**Task details**.
All the data must come back unchanged, except that pictures are left out.

**Recorded data**.
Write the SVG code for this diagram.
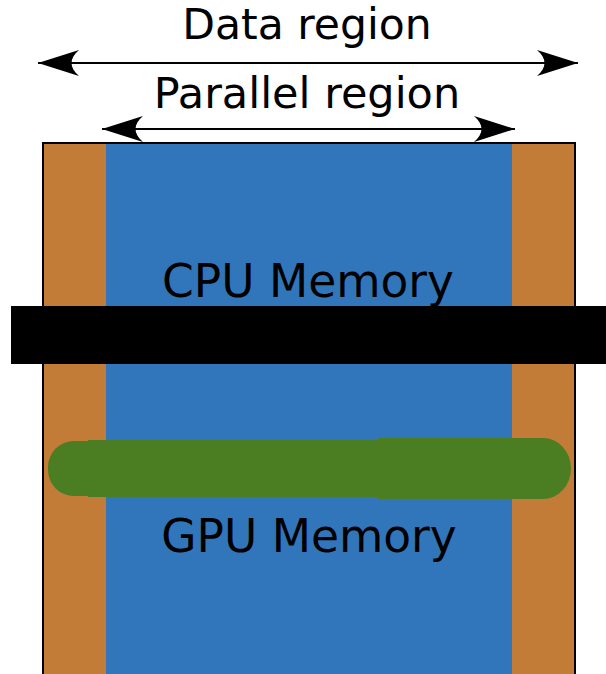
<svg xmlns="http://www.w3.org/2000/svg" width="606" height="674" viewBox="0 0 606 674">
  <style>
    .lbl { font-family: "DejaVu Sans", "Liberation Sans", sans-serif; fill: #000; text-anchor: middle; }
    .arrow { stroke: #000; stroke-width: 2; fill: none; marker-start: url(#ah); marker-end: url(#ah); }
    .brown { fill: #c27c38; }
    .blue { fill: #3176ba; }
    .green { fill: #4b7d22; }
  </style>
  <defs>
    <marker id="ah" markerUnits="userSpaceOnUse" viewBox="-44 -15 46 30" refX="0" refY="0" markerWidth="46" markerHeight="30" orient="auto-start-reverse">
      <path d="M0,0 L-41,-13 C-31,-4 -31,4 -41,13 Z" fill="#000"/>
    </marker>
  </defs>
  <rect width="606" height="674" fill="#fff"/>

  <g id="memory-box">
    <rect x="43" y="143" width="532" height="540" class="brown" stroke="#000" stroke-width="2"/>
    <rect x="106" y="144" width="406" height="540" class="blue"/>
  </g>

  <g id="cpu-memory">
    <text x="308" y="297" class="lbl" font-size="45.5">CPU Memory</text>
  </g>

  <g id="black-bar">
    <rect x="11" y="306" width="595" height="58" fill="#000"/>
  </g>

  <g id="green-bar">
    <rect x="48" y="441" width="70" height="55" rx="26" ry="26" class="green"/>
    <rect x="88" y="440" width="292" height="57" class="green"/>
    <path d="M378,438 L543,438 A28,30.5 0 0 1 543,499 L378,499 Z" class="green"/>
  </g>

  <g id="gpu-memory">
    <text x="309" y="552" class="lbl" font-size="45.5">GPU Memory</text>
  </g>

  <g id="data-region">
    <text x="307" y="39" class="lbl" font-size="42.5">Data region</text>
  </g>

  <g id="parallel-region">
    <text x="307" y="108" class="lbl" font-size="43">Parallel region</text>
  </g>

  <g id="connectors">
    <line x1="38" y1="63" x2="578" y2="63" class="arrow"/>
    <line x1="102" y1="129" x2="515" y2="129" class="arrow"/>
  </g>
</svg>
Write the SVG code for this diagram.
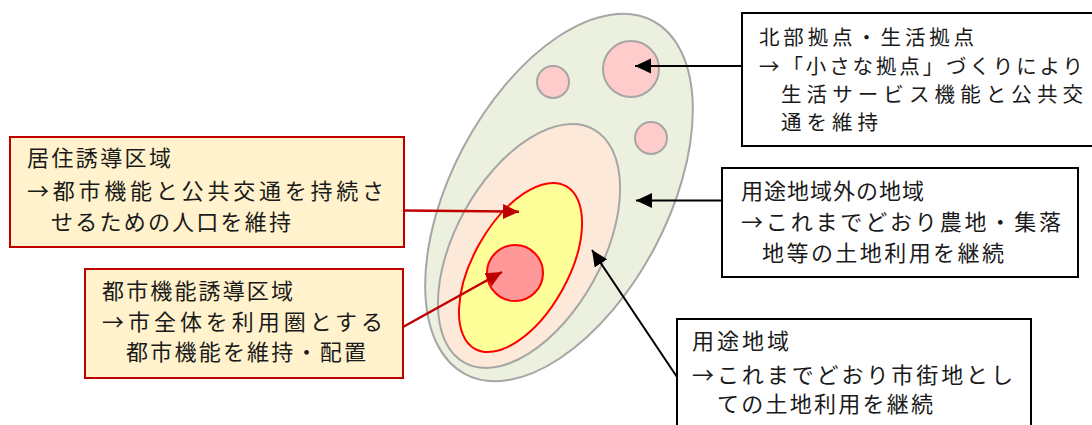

**Correct answer**.
Write the SVG code for this diagram.
<svg xmlns="http://www.w3.org/2000/svg" width="606" height="674" viewBox="0 0 606 674">
  <style>
    .lbl { font-family: "DejaVu Sans", "Liberation Sans", sans-serif; fill: #000; text-anchor: middle; }
    .arrow { stroke: #000; stroke-width: 2; fill: none; marker-start: url(#ah); marker-end: url(#ah); }
    .brown { fill: #c27c38; }
    .blue { fill: #3176ba; }
    .green { fill: #4b7d22; }
  </style>
  <defs>
    <marker id="ah" markerUnits="userSpaceOnUse" viewBox="-44 -15 46 30" refX="0" refY="0" markerWidth="46" markerHeight="30" orient="auto-start-reverse">
      <path d="M0,0 L-41,-13 C-31,-4 -31,4 -41,13 Z" fill="#000"/>
    </marker>
  </defs>
  <rect width="606" height="674" fill="#fff"/>

  <g id="memory-box">
    <rect x="43" y="143" width="532" height="540" class="brown" stroke="#000" stroke-width="2"/>
    <rect x="106" y="144" width="406" height="540" class="blue"/>
  </g>

  <g id="cpu-memory">
    <text x="308" y="297" class="lbl" font-size="45.5">CPU Memory</text>
  </g>

  <g id="black-bar">
    <rect x="11" y="306" width="595" height="58" fill="#000"/>
  </g>

  <g id="green-bar">
    <rect x="48" y="441" width="70" height="55" rx="26" ry="26" class="green"/>
    <rect x="88" y="440" width="292" height="57" class="green"/>
    <path d="M378,438 L543,438 A28,30.5 0 0 1 543,499 L378,499 Z" class="green"/>
  </g>

  <g id="gpu-memory">
    <text x="309" y="552" class="lbl" font-size="45.5">GPU Memory</text>
  </g>

  <g id="data-region">
    <text x="307" y="39" class="lbl" font-size="42.5">Data region</text>
  </g>

  <g id="parallel-region">
    <text x="307" y="108" class="lbl" font-size="43">Parallel region</text>
  </g>

  <g id="connectors">
    <line x1="38" y1="63" x2="578" y2="63" class="arrow"/>
    <line x1="102" y1="129" x2="515" y2="129" class="arrow"/>
  </g>
</svg>
Write the SVG code for this diagram.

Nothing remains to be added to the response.